The 99¢ Commitment (Brand as Promise)
A brand promise held for 33 years, encoded in price not slogan.
AriZona's 99¢ suggested retail price on the 24oz tallboy can has held since the May 5, 1992 launch — through three commodity-price super-cycles, two recessions, and 33 years of CPI. It is the brand promise, in numeric form. Vultaggio's framing: 'The worst day in a salesman's life is telling the grocer the price is going up.' He routes the cost pressure into operational decisions (thinner aluminum, owned plant, night freight, no debt, no marketing spend) rather than passing it to the customer. The 99¢ is not a price — it is the moat.
- A brand promise priced in numbers is more durable than one priced in words.
- Cost pressure should be absorbed by operational discipline, not passed to the customer.

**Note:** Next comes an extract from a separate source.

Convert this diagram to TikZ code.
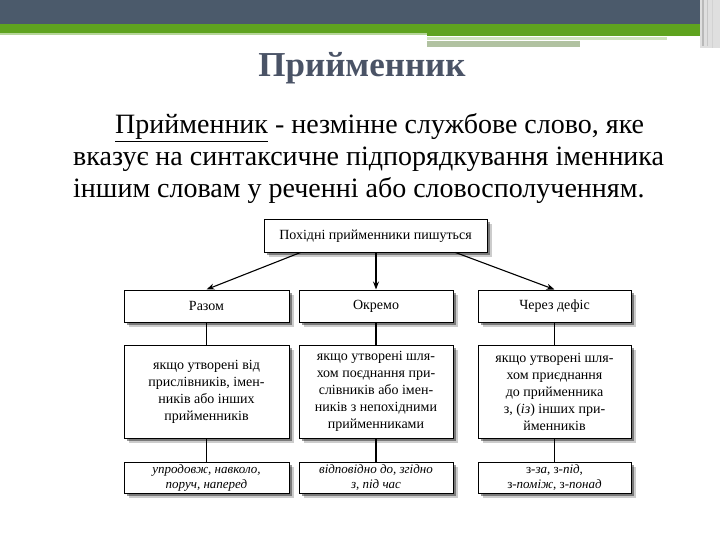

- Telling the grocer 'prices are going up' is the worst day in a salesman's life — design the business to avoid that conversation.
- Not all retailers can hold the price — and that's fine; they get alternative SKUs.
Set May 5, 1992, the day the first truck of AriZona arrived in New York. Vultaggio's sales manager placed cases in a drugstore, gas station, bodega, and mom-and-pop supermarket at 'whatever Snapple sold for — usually a buck.' Nine of ten stores sold 48 pieces in week one. The price held.